6. Can you think of any major attribute of traditional large-scale computers which is not today found on personal computers (excluding features not relevant to functionality, like size, and the ability to dim the lights of the nearest city)? What is the difference between the “personal” and “server” editions of mass-market systems like Windows (XP, etc.) and Mac OS X?
   For the second part, look at the web sites of Apple and Microsoft, and list the differences between their personal and server editions. Think about whether these differences imply a slightly different install, or a significantly different operating system.
   Let’s list some features to address the first part; think about how many a typical PC can support:
   • ability to support multiple users using terminals
   • ability to access resources over a network, sometimes from a distant geographic location
   • security including user ids and passwords, to protect users from each other
   • ability to scale I/O up to dozens, even hundreds of devices
   • high availability – e.g., major components such as a CPU or I/O device can be removed without halting the entire system
   • support for large memory systems in hundreds of MBytes
   • virtual memory capable of supporting multiple separate protected address spaces
   • protected multitasking, in which processes cannot take control of the CPU to the exclusion of other processes
7. How do you think a systems programming language might differ from a language only designed for applications? Consider the following features, and comment on whether Java meets each requirement:
   Java can’t do most of these directly, though it can do those which are not available in the language indirectly. At worst, Java can use the Java Native Interface <http://java.sun.com/docs/books/tutorial/native1.1/> to invoke code in a language which can do the required thing. Look up a Java reference if you don’t know which of these Java can do easily. Would you write an operating system in Java? What other issues would you consider?
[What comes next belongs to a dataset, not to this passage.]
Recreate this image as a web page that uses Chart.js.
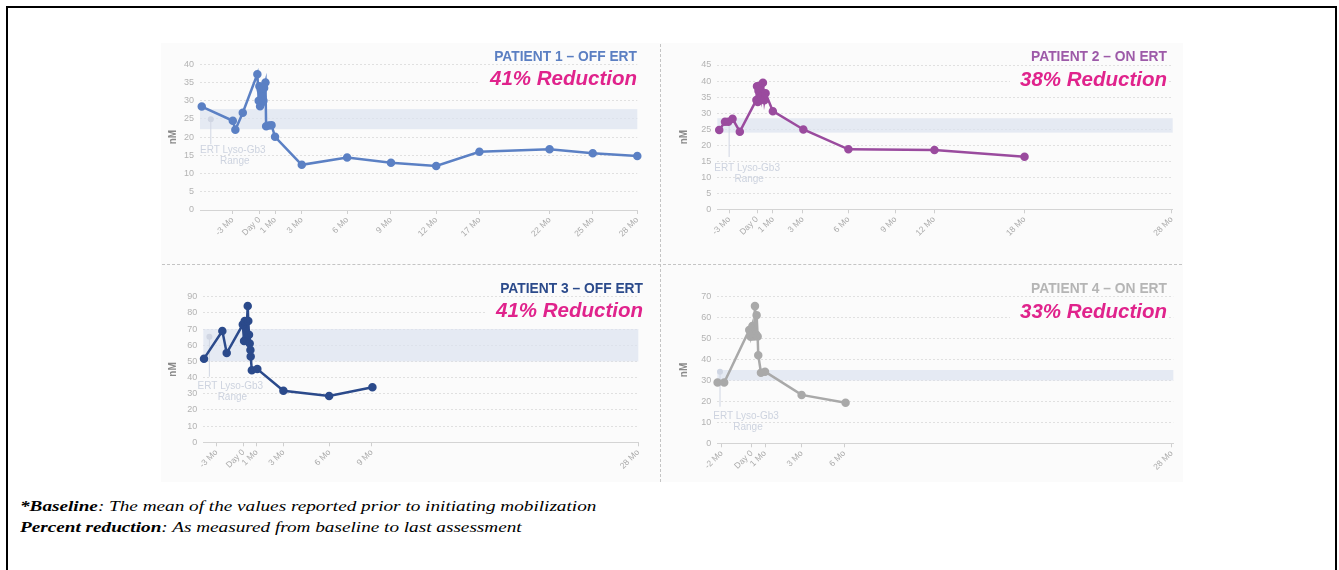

   1. Ability to access data at a specific memory location – the kernel usually runs without address translation, and some operating system details require that a programmer address a specific memory location, e.g., to check the status of a device.
   2. Ability to access code at a specific memory location – an operating system may sometimes place device drivers or interrupt handlers at specific memory locations: you need to be able to treat that memory location as a starting point for code you invoke.
   3. Ability to control memory allocation and deallocation.
   4. Ability to ensure that a particular piece of code will execute with low (ideally zero) probability of some high variation in its usual running time.
   5. Ability to pass a pointer to a specific piece of code so it can be accessed by an operating system routine.
   6. Abililty to express numbers in other bases such as hexadecimal, for convenience of encoding operating system information.